- Wood Mackenzie forecasts solar PV to become the most cost competitive power generating technology in Latam by 2023
- With technological improvements, cost reductions will enable solar PV to have the lowest cost of energy, $14 per MWh, until 2050
- Solar and standalone energy storage will generate attractive LCOE levels, at $21.4 per MWh for hybrid projects by 2050
Come 2023 and solar PV will become the most cost-competitive technology in Latin America and remain the lowest cost of energy among all other power generating technologies in the region until 2050, with $14 per MWh, according to a new Wood Mackenzie report.
Technological improvements are leading to these cost reductions for solar, including bifacial modules ‘becoming the norm across the region in the mid-term’. Average capital investment in solar will fall by 55% from 2022 to 2050, as per the report. Attractiveness of conventional sources of electricity generation will continue to go down as ESG mandates grow.
“With limited opportunity for innovation, prospects for significant cost reductions for hydro and thermal plants are null. Increasing regulatory and environmental barriers will also make such projects less financeable and therefore more expensive,” said Research Manager – Latin America Power & Renewables at Wood Mackenzie, Leila Garcia da Fonseca.

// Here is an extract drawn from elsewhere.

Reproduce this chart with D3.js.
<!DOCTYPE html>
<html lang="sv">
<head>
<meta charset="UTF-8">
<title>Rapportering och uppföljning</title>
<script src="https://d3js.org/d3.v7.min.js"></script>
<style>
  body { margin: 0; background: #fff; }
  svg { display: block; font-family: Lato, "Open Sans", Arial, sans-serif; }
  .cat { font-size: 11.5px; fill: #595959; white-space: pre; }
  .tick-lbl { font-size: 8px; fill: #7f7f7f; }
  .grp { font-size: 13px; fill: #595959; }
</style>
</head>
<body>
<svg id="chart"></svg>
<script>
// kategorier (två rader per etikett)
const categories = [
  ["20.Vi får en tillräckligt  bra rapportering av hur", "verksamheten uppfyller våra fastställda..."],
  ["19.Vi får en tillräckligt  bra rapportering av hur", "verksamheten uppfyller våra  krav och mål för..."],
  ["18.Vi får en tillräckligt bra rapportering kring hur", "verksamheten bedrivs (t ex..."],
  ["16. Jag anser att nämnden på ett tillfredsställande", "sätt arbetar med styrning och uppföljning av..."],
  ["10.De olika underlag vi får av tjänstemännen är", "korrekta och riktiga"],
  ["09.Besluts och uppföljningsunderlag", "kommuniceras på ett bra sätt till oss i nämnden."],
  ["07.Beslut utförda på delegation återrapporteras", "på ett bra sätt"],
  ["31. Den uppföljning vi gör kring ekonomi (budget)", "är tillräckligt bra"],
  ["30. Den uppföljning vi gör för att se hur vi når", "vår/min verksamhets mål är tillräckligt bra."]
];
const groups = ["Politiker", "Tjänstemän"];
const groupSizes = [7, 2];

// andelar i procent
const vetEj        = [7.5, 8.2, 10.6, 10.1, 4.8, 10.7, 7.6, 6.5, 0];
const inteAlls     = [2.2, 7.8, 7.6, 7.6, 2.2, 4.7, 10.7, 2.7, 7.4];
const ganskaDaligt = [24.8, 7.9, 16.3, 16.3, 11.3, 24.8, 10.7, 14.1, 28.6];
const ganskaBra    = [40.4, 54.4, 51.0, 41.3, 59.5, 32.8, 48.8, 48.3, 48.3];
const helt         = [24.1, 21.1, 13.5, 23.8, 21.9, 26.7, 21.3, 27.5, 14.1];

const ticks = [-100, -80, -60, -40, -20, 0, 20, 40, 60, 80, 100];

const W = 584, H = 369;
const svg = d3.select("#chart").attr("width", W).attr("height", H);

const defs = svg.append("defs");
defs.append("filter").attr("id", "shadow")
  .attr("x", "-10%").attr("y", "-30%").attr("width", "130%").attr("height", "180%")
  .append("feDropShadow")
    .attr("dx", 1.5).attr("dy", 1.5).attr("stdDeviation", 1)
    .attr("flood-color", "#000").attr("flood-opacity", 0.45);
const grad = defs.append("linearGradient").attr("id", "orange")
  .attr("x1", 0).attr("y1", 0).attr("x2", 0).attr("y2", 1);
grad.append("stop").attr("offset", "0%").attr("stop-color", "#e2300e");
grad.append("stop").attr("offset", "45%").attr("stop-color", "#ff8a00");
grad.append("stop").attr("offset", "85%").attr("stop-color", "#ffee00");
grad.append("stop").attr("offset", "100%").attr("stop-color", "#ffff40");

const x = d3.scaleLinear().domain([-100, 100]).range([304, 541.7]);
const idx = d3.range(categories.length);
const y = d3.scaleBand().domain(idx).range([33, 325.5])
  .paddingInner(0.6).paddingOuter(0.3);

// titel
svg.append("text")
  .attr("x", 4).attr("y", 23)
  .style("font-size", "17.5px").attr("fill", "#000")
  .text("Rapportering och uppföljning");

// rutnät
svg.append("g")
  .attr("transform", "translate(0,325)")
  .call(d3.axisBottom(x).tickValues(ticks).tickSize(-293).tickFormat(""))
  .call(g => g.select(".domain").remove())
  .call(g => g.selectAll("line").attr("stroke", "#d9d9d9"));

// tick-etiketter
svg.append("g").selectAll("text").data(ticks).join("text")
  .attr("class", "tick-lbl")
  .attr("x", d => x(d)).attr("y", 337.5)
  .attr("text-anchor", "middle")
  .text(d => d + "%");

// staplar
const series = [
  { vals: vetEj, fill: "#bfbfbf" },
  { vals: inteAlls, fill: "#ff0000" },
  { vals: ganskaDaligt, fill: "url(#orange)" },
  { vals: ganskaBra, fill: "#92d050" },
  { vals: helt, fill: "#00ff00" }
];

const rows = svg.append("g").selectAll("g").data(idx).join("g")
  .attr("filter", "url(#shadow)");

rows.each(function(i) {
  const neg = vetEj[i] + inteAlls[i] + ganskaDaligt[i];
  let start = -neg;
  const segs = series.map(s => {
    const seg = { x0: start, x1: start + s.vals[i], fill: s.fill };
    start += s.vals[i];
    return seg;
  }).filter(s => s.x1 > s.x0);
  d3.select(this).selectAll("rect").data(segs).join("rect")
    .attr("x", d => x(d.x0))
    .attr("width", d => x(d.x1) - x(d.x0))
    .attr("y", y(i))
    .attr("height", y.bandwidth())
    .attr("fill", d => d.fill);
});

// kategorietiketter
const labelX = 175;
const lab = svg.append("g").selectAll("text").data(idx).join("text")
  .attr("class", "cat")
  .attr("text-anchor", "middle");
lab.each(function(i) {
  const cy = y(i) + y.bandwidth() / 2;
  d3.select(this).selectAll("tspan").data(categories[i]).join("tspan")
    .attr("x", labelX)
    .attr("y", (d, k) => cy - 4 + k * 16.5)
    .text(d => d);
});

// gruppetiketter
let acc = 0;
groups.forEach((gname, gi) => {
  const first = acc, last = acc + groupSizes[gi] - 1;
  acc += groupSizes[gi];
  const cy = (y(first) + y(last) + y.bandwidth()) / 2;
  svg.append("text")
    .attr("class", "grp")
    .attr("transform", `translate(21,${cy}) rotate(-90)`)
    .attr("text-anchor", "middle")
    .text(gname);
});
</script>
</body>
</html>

According to the analysts in Latin America levelized cost of electricity (LCOE) 2022 report, solar will displace onshore wind as the most attractive renewable energy source in Brazil by 2025. But it is Mexico that with its ‘exceptionally high-capacity factors’ that will report the lowest LCOE for solar among all other Latam nations, followed by Chile.
Mexico recently committed to investing up to $48 billion to install over 30 GW additional wind, solar, geothermal and hydroelectric capacity by 2030 (see Mexico Targets Over 40 GW Wind & Solar Capacity By 2030).
Alongside solar, it is standalone storage that will have the highest cost reduction rate among all technologies averaging 64% across the region. “The rapid cost reduction of solar and standalone energy storage will result in extremely attractive LCOE levels for hybrid projects in the region, with $21.4 per MWh anticipated by 2050,” added Fonseca.
In comparison, after 2033 onshore wind will become cheaper than gas in all countries until 2050. Offshore wind, as the report forecasts, will become the most competitive in Brazil with $79.7 per MWh and in Colombia with $57.3 per MWh by 2035. For offshore wind projects, off-grid green hydrogen production is the main driver at present.
The Wood Mackenzie report can be purchased from its website for $2,500.